Ora, come ci dicevano i nostri genitori, mettetevi seduti che vi racconto
una bella storia. Non abbiamo più sentito questa frase da anni!
Ce la ripropone la rinomata band lombarda Lingalad, con la bontà
di narrarci ben quindici nuove storie. Erano cinque anni che non sentivamo
più il gruppo da studio, “Lo Spirito Delle Foglie”
è stata una buona raccolta di inediti che ha lasciato ai posteri
una band decisamente in forma. Giuseppe Festa (voce, chitarra e flauto)
e la sua band, ritorna oggi supportata dalla Lizard Records, dove
Loris Furlan ha dimostrato di avere lungimiranza ed un gusto per la
cultura indie davvero spiccato. E’ così che da questo
connubio nasce “La Locanda Del Vento”, oltre che il titolo
dell’album è anche quello di una vera e propria collana
sonora all’interno della Lizard. Prima di addentrarci nei racconti,
tengo a sottolineare la bellezza dell’artwork che accompagna
il cd, una volta tanto, ben curato e ricco di descrizioni. Ogni storia
è ben rappresentata dalle matite di Alessandra Simonini.
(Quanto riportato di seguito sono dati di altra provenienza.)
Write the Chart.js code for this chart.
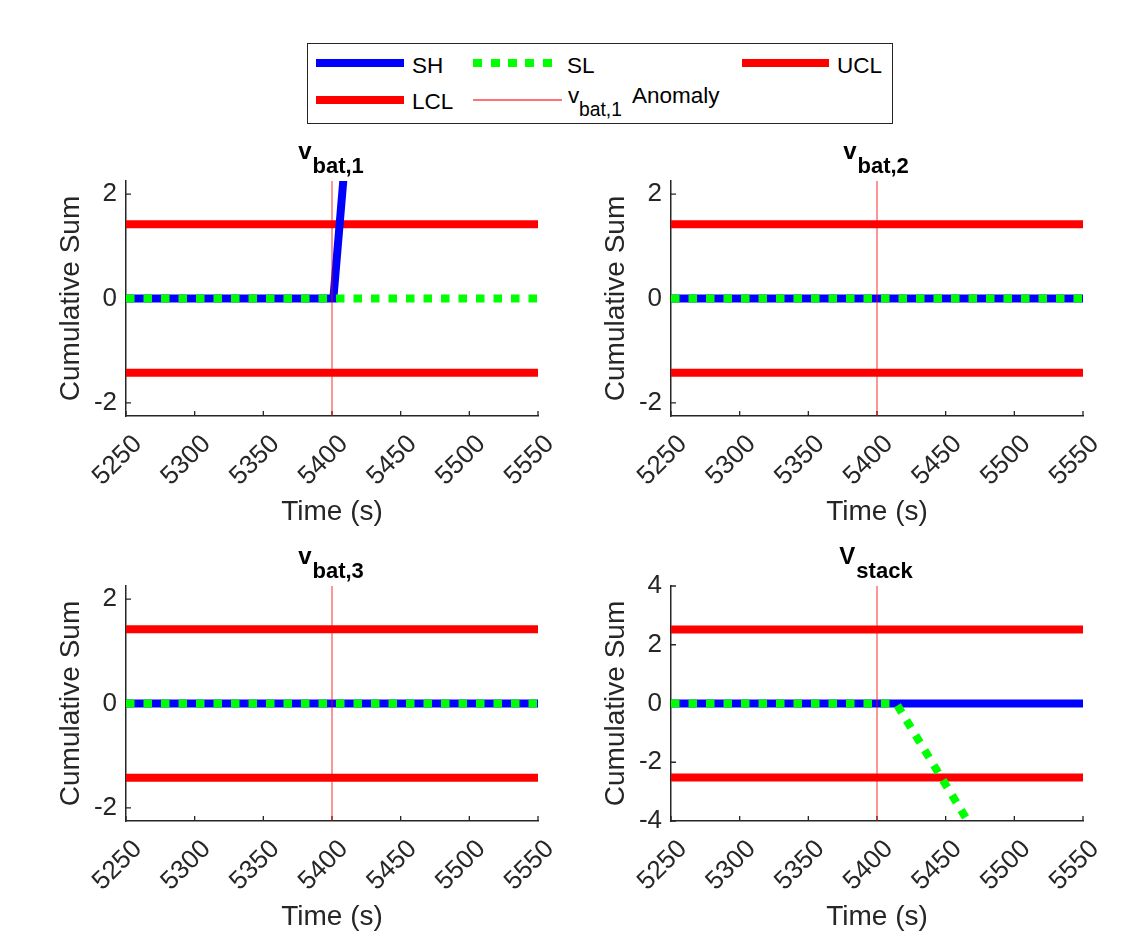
<!DOCTYPE html>
<html>
<head>
<meta charset="utf-8">
<script src="https://cdn.jsdelivr.net/npm/chart.js@4.4.0/dist/chart.umd.min.js"></script>
<style>
  body { margin: 0; background: #fff; width: 1148px; height: 947px; position: relative; overflow: hidden;
         font-family: "Liberation Sans", Arial, Helvetica, sans-serif; }
  canvas { position: absolute; }
  #legendBox { position: absolute; left: 307px; top: 43px; width: 584px; height: 79px; border: 1.5px solid #262626; }
  .sw { position: absolute; height: 8px; }
  .lt { position: absolute; font-size: 22.5px; line-height: 1; color: #000; white-space: nowrap; }
  .sub { font-size: 19.3px; }
</style>
</head>
<body>
<div id="legendBox"></div>
<div class="sw" style="left:316px;top:59px;width:88px;background:#0000ff"></div>
<span class="lt" style="left:412px;top:54.5px">SH</span>
<div class="sw" style="left:473px;top:59px;width:79px;background:repeating-linear-gradient(90deg,#00ff00 0 9px,transparent 9px 17.5px)"></div>
<span class="lt" style="left:567px;top:54.5px">SL</span>
<div class="sw" style="left:742px;top:59px;width:87px;background:#ff0000"></div>
<span class="lt" style="left:837px;top:54.5px">UCL</span>
<div class="sw" style="left:316px;top:96px;width:88px;background:#ff0000"></div>
<span class="lt" style="left:412px;top:91px">LCL</span>
<div class="sw" style="left:473px;top:99px;width:89px;height:1.5px;background:rgba(255,0,0,0.55)"></div>
<span class="lt" style="left:568px;top:85px">v</span>
<span class="lt sub" style="left:579px;top:99.7px">bat,1</span>
<span class="lt" style="left:632px;top:85px">Anomaly</span>

<canvas id="c0"></canvas>
<canvas id="c1"></canvas>
<canvas id="c2"></canvas>
<canvas id="c3"></canvas>

<script>
// data
const timeMin = 5250, timeMax = 5550, timeStep = 50;
const panelMain = ["v", "v", "v", "V"];
const panelSub = ["bat,1", "bat,2", "bat,3", "stack"];
const yLimit = [2.25, 2.25, 2.25, 4];
const controlLimit = [1.42, 1.42, 1.42, 2.52];
const anomalyTime = 5400;

// SH / SL cumulative sums (time, value) per panel
const shTime = [[5250, 5401, 5409], [5250, 5550], [5250, 5550], [5250, 5550]];
const shValue = [[0, 0, 2.5], [0, 0], [0, 0], [0, 0]];
const slTime = [[5250, 5550], [5250, 5550], [5250, 5550], [5250, 5414, 5470]];
const slValue = [[0, 0], [0, 0], [0, 0], [0, 0, -4.3]];

// layout: chart area of each panel on the page
const frames = [
  { left: 126, top: 181, right: 538, bottom: 416 },
  { left: 671, top: 181, right: 1083, bottom: 416 },
  { left: 126, top: 586, right: 538, bottom: 821 },
  { left: 671, top: 586, right: 1083, bottom: 821 }
];

const FONT = '"Liberation Sans", Arial, Helvetica, sans-serif';
const AXIS = '#262626';

const pts = (ts, vs) => ts.map((t, k) => ({ x: t, y: vs[k] }));

// inward tick marks like MATLAB
const innerTicks = {
  id: 'innerTicks',
  beforeDatasetsDraw(chart) {
    const { ctx, chartArea: a, scales: { x, y } } = chart;
    ctx.save();
    ctx.strokeStyle = AXIS;
    ctx.lineWidth = 1.3;
    ctx.beginPath();
    x.ticks.forEach(t => {
      const px = x.getPixelForValue(t.value);
      ctx.moveTo(px, a.bottom); ctx.lineTo(px, a.bottom - 5);
    });
    y.ticks.forEach(t => {
      const py = y.getPixelForValue(t.value);
      ctx.moveTo(a.left, py); ctx.lineTo(a.left + 5, py);
    });
    ctx.stroke();
    ctx.restore();
  }
};

// title with subscript
const panelTitle = {
  id: 'panelTitle',
  afterDraw(chart, args, opts) {
    const { ctx, chartArea: a } = chart;
    ctx.save();
    ctx.fillStyle = '#000';
    ctx.textBaseline = 'alphabetic';
    ctx.textAlign = 'left';
    ctx.font = 'bold 24px ' + FONT;
    const w1 = ctx.measureText(opts.main).width;
    ctx.font = 'bold 22px ' + FONT;
    const w2 = ctx.measureText(opts.sub).width;
    const x0 = (a.left + a.right) / 2 - (w1 + w2 + 1) / 2 - 1;
    ctx.font = 'bold 24px ' + FONT;
    ctx.fillText(opts.main, x0, a.top - 22);
    ctx.font = 'bold 22px ' + FONT;
    ctx.fillText(opts.sub, x0 + w1 + 1, a.top - 8);
    ctx.restore();
  }
};

function makePanel(i) {
  const f = frames[i];
  const cv = document.getElementById('c' + i);
  const w = f.right - f.left + 140, h = f.bottom - f.top + 175;
  cv.width = w; cv.height = h;
  cv.style.left = (f.left - 100) + 'px';
  cv.style.top = (f.top - 50) + 'px';
  cv.style.width = w + 'px'; cv.style.height = h + 'px';

  const lim = controlLimit[i], yl = yLimit[i];
  const common = { pointRadius: 0, tension: 0, borderCapStyle: 'butt', clip: 0, fill: false };

  new Chart(cv, {
    type: 'line',
    data: {
      datasets: [
        { ...common, label: 'Anomaly', data: [{ x: anomalyTime, y: -yl }, { x: anomalyTime, y: yl }],
          borderColor: 'rgba(255,0,0,0.55)', borderWidth: 1.5, order: 0 },
        { ...common, label: 'SL', data: pts(slTime[i], slValue[i]),
          borderColor: '#00ff00', borderWidth: 8, borderDash: [8.5, 9], order: 1 },
        { ...common, label: 'SH', data: pts(shTime[i], shValue[i]),
          borderColor: '#0000ff', borderWidth: 8, order: 2 },
        { ...common, label: 'UCL', data: [{ x: timeMin, y: lim }, { x: timeMax, y: lim }],
          borderColor: '#ff0000', borderWidth: 8, order: 3 },
        { ...common, label: 'LCL', data: [{ x: timeMin, y: -lim }, { x: timeMax, y: -lim }],
          borderColor: '#ff0000', borderWidth: 8, order: 4 }
      ]
    },
    options: {
      responsive: false,
      animation: false,
      devicePixelRatio: 1,
      events: [],
      layout: { padding: { left: 0, top: 50, right: 40, bottom: 5 } },
      plugins: {
        legend: { display: false },
        tooltip: { enabled: false },
        panelTitle: { main: panelMain[i], sub: panelSub[i] }
      },
      scales: {
        x: {
          type: 'linear', min: timeMin, max: timeMax,
          afterFit: s => { s.height = 120; },
          grid: { display: false, drawTicks: false },
          border: { display: true, color: AXIS, width: 1.5 },
          ticks: { stepSize: timeStep, autoSkip: false, minRotation: 45, maxRotation: 45,
                   padding: 13, labelOffset: 12,
                   color: AXIS, font: { size: 26, family: FONT }, callback: v => String(v) },
          title: { display: true, text: 'Time (s)', color: AXIS, font: { size: 28, family: FONT },
                   padding: { top: 0, bottom: 7.2 } }
        },
        y: {
          type: 'linear', min: -yl, max: yl,
          afterFit: s => { s.width = 100; },
          grid: { display: false, drawTicks: false },
          border: { display: true, color: AXIS, width: 1.5 },
          ticks: { stepSize: 2, includeBounds: false, padding: 9,
                   color: AXIS, font: { size: 26, family: FONT }, callback: v => String(v) },
          title: { display: true, text: 'Cumulative Sum', color: AXIS, font: { size: 28, family: FONT },
                   padding: { top: 28.2, bottom: 0 } }
        }
      }
    },
    plugins: [innerTicks, panelTitle]
  });
}

[0, 1, 2, 3].forEach(makePanel);
</script>
</body>
</html>
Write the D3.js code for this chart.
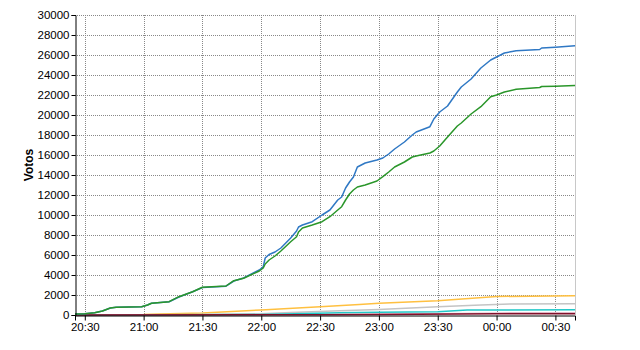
<!DOCTYPE html>
<html><head><meta charset="utf-8">
<script src="https://cdn.jsdelivr.net/npm/d3@7"></script>
<style>
body{margin:0;background:#fff;}
svg text{font-family:"Liberation Sans",Arial,sans-serif;}
</style></head>
<body><svg id="c" width="640" height="350"></svg>
<script>
// ---- data ----
const domainStart = "20:25", domainEnd = "00:40";
const xTickLabels = ["20:30","21:00","21:30","22:00","22:30","23:00","23:30","00:00","00:30"];
const yTicks = [0,2000,4000,6000,8000,10000,12000,14000,16000,18000,20000,22000,24000,26000,28000,30000];

const mainTimes = ["20:25","20:30","20:35","20:39","20:43","20:46","20:59","21:02","21:04","21:13","21:18","21:25","21:30","21:42","21:46","21:51","21:59","22:01","22:02","22:04","22:07","22:10","22:15","22:18","22:19","22:21","22:26","22:31","22:35","22:39","22:41","22:43","22:45","22:47","22:49","22:53","22:59","23:02","23:05","23:08","23:13","23:17","23:19","23:26","23:28","23:31","23:35","23:40","23:42","23:47","23:52","23:57","00:00","00:04","00:10","00:22","00:23","00:30","00:40"];
const blueValues = [100,120,230,400,700,780,830,1000,1180,1330,1800,2330,2750,2880,3400,3700,4500,4830,5700,6050,6300,6700,7700,8400,8800,9000,9330,10000,10500,11500,11800,12700,13300,13800,14800,15200,15500,15700,16100,16600,17300,18000,18300,18830,19600,20300,20900,22300,22800,23600,24700,25500,25800,26200,26430,26550,26700,26780,26930];
const greenValues = [100,120,230,400,700,780,830,1000,1180,1330,1830,2330,2770,2900,3430,3670,4400,4700,5100,5500,5900,6400,7330,7830,8300,8700,9000,9330,9830,10500,10830,11500,12100,12500,12800,13000,13400,13830,14300,14800,15300,15800,15900,16200,16400,16900,17800,18900,19200,20100,20830,21830,22000,22300,22570,22750,22850,22880,22950];

const orangeTimes = ["20:25","21:00","21:08","21:30","22:00","22:30","22:50","23:00","23:30","00:00","00:40"];
const orangeValues = [0,50,100,200,500,830,1050,1170,1430,1850,1930];
const grayTimes = ["20:25","21:30","22:00","22:15","22:40","23:00","23:30","23:52","00:07","00:40"];
const grayValues = [0,50,120,250,430,550,830,1000,1100,1120];
const cyanTimes = ["20:25","22:00","22:40","23:00","23:30","23:45","00:40"];
const cyanValues = [0,50,230,270,330,500,530];
const pinkTimes = ["20:25","22:30","23:00","23:30","00:00","00:40"];
const pinkValues = [0,50,100,150,200,220];
const redTimes = ["20:25","22:30","23:00","00:00","00:40"];
const redValues = [0,20,60,120,130];

// ---- helpers ----
function parseT(s){
  const [h,m] = s.split(":").map(Number);
  const day = h < 12 ? 2 : 1;
  return new Date(2000,0,day,h,m);
}
const svg = d3.select("#c");
const L = 75, R = 575, T = 15, B = 315;
const x = d3.scaleTime().domain([parseT(domainStart), parseT(domainEnd)]).range([L,R]);
const y = d3.scaleLinear().domain([0,30000]).range([B,T]);

// gridlines
const g = svg.append("g");
g.selectAll("line.h").data(yTicks.slice(1)).join("line")
  .attr("x1",L).attr("x2",R).attr("y1",d=>Math.round(y(d))+0.5).attr("y2",d=>Math.round(y(d))+0.5)
  .attr("stroke","#888").attr("stroke-dasharray","1,1");
g.selectAll("line.v").data(xTickLabels).join("line")
  .attr("x1",d=>Math.round(x(parseT(d)))+0.5).attr("x2",d=>Math.round(x(parseT(d)))+0.5)
  .attr("y1",T).attr("y2",B)
  .attr("stroke","#888").attr("stroke-dasharray","1,1");
// right border
g.append("line").attr("x1",R+0.5).attr("x2",R+0.5).attr("y1",T).attr("y2",B).attr("stroke","#c8c8c8");

// lines
const line = d3.line().x(d=>x(d[0])).y(d=>y(d[1]));
function series(times, vals, color, w){
  const data = times.map((t,i)=>[parseT(t), vals[i]]);
  svg.append("path").datum(data).attr("d",line).attr("fill","none")
    .attr("stroke",color).attr("stroke-width",w).attr("stroke-linejoin","round");
}
series(orangeTimes, orangeValues, "#ffc040", 1.5);
series(grayTimes, grayValues, "#c4c4c4", 1.5);
series(cyanTimes, cyanValues, "#20c8c8", 1.5);
series(pinkTimes, pinkValues, "#d8a0b4", 1.2);
series(redTimes, redValues, "#80102a", 1.5);
series(mainTimes, blueValues, "#2f78c4", 1.5);
series(mainTimes, greenValues, "#2a962a", 1.5);

// axes
const yAxis = d3.axisLeft(y).tickValues(yTicks).tickSize(4).tickPadding(2).tickFormat(d3.format("d"));
const ya = svg.append("g").attr("transform",`translate(${L+0.5},0)`).call(yAxis);
ya.selectAll("text").attr("font-size","11.5px").attr("fill","#000").attr("font-family","Liberation Sans, Arial, sans-serif");
ya.select(".domain").attr("stroke","#000");
ya.selectAll(".tick line").attr("stroke","#000");

const xAxis = d3.axisBottom(x).tickValues(xTickLabels.map(parseT)).tickSize(5).tickPadding(2).tickFormat(d3.timeFormat("%H:%M"));
const xa = svg.append("g").attr("transform",`translate(0,${B+0.5})`).call(xAxis);
xa.selectAll("text").attr("font-size","11.5px").attr("fill","#000").attr("font-family","Liberation Sans, Arial, sans-serif");
xa.select(".domain").attr("stroke","#000");
xa.selectAll(".tick line").attr("stroke","#000");

// y title
svg.append("text").attr("transform","translate(33,165) rotate(-90)")
  .attr("text-anchor","middle").attr("font-weight","bold").attr("font-size","12px").text("Votos");
</script></body></html>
Antiche narrazioni incise nel legno, insieme suggestivo coronato dalla
musica Folk del disco. Festa si circonda di artisti come Fabio Ardizzone
(basso), Giorgio Parato (batteria, chitarra e piano), Claudio Morlotti
(chitarre e strumenti antichi) oltre che da special guest del rango
di Davide Camerin (voce in “Toni Il Matto”), Gianni Musy
e Davide Perino (“I Boschi Della Luna”), Roberto Scola,
fisarmonica in “Il Profumo Del Tempo”, Francesca Cazzulani
voce in “Alice” e Sara Romoli voce in “Aria Oltre
Le Stelle”. Sederci nella Locanda Del Vento, comporta udire
storie che si perdono nel tempo, è il vento che le porta e
in qualche modo le rende eterne, altrimenti perse nei meandri dell’oblio.
“Il Profumo Del Tempo” lascia una lacrima di resina profumata
e densa, dove chi narra si smarrisce nei propri sogni. La musica che
compone i brani si alterna fra Rock moderno e frangenti cari a tratti
anche al grande Branduardi. Il flauto spesso e volentieri riporta
la mente al Pop Rock degli anni ’70, così certe chitarre
come nell’ottima e descrittiva “Gli Occhi Di Greta”,
quando una cieca osserva meglio il mondo di chi ci può vedere.
Come in tutte le fiabe non può mancare il bosco, una storia
di incendi e fulmini, sorretta da una colonna sonora di natura più
cantautoriale, comunque sempre attempata. Uno dei brani più
belli del disco si intitola “Toni Il Matto”, struggente
e profonda, narra di un uomo con una scheggia in testa rimediata in
guerra. Questa canzone potrebbe uscire benissimo dalla discografia
del poeta De Andrè. Colpisce il testo di “Madre Mia”,
scritto da Gianni Musy, ma non ritengo giusto proseguire una narrazione
che può solamente togliere il piacere di scoprire da soli nuove
fiabe.
Vi assicuro che la musica è piacevole, perché unisce
la cultura dei tempi passati con buone soluzioni moderne, un disco
maturo e profondo. Chi ha detto poi che la musica non ha un profumo?